At last, I stood up from the bed…and staggered toward the door. I don’t remember getting on the elevator, but I found myself standing in the open, large entrance to the bar where my bosses were drinking, laughing, talking to people they’d apparently just met.
I stood in that portal still crying, screwing my balled-up fist into my eye.
My boss finally noticed me.
“Herb!” his voice a mix of concern and surprise. “What’s wrong?” He slid off his bar stool and hurriedly walked over to me.

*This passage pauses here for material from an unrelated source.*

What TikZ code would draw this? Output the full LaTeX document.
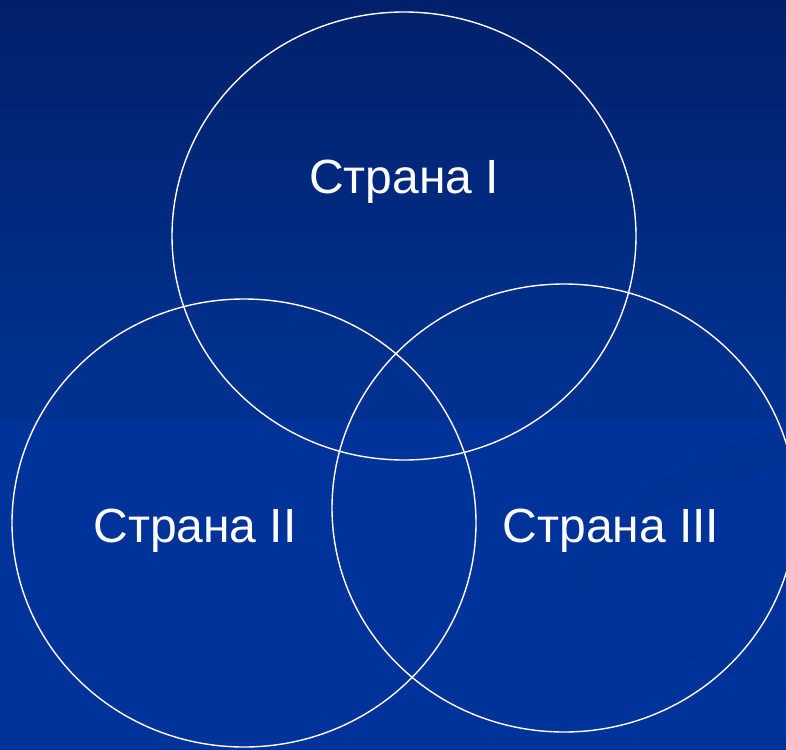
\documentclass[tikz,border=0pt]{standalone}
\usepackage{fontspec}
\setmainfont{Liberation Sans}
\usetikzlibrary{shapes.geometric}
\begin{document}
\begin{tikzpicture}[x=1pt,y=-1pt,
  ring/.style={draw=white,line width=1.4pt,ellipse,inner sep=0pt,minimum width=464pt,minimum height=448pt},
  lbl/.style={text=white,font=\fontsize{48}{56}\selectfont,inner sep=0pt}]
\definecolor{bgtop}{HTML}{01206A}
\definecolor{bgmid}{HTML}{00318F}
\definecolor{bgbot}{HTML}{003399}
\definecolor{swoosh}{HTML}{002E8E}
\useasboundingbox (0,0) rectangle (786,749);
\shade[top color=bgtop,bottom color=bgbot,middle color=bgmid] (0,0) rectangle (786,749);
\fill[bgbot] (0,420) rectangle (786,749);
% faint background swoosh
\fill[swoosh,opacity=0.3] (560,590) .. controls (600,500) and (700,450) .. (786,430)
  -- (786,470) .. controls (700,480) and (620,520) .. (590,600) -- cycle;
\fill[swoosh,opacity=0.25] (640,640) .. controls (700,660) and (750,680) .. (786,700)
  -- (786,690) .. controls (740,660) and (690,640) .. (640,630) -- cycle;
\node[ring] (c1) at (404,236) {};
\node[ring] (c2) at (244,523) {};
\node[ring] (c3) at (564,508) {};
\node[lbl] (t1) at (404,182) {Страна I};
\node[lbl] (t2) at (195,531) {Страна II};
\node[lbl] (t3) at (611,531) {Страна III};
\end{tikzpicture}
\end{document}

I could barely speak…or see.
“My…mother,” I tried to say. “My mother has been killed,” I finally spit it out between sobs, between cries, between half-moans.
“Oh, my God!” he said. He put his arm around me. He turned back toward the bar and said to his partner,
“Herb’s mother has been killed.”
“What?” said the partner. “Oh, no! What?”
My boss turned back to me.
“Come on, Herb,” he said. He put his arm around both of my shoulders.
“Let’s get you upstairs, and we’ll figure this out.”
They eventually took me to the Jacksonville airport and put me on a plane. They gave me two weeks' pay in advance and told me to take as long as necessary. Not worry about my job, but to take care of myself and my family.
I arrived in Chicago late that night, and another aunt and cousin drove me from Chicago to Michigan City.
March 6 was also my Aunt Perlina’s birthday.
At a quiet intersection, my mother, apparently, hit the accelerator rather than the brake and ran into the side of a building, a dentist’s office. She was killed instantly. She did not believe in wearing seat belts. “What if the car catches on fire?” she used to say. “And I can’t get out?”
After leaving the deacon’s house, she was on her way to her sister’s, my Aunt Perlina’s, house to celebrate her birthday.
We buried her next to her husband and my father, Herbert Dyer, Sr., on March 9, 1991.
And I have been shaking my fist at God ever since that awful day.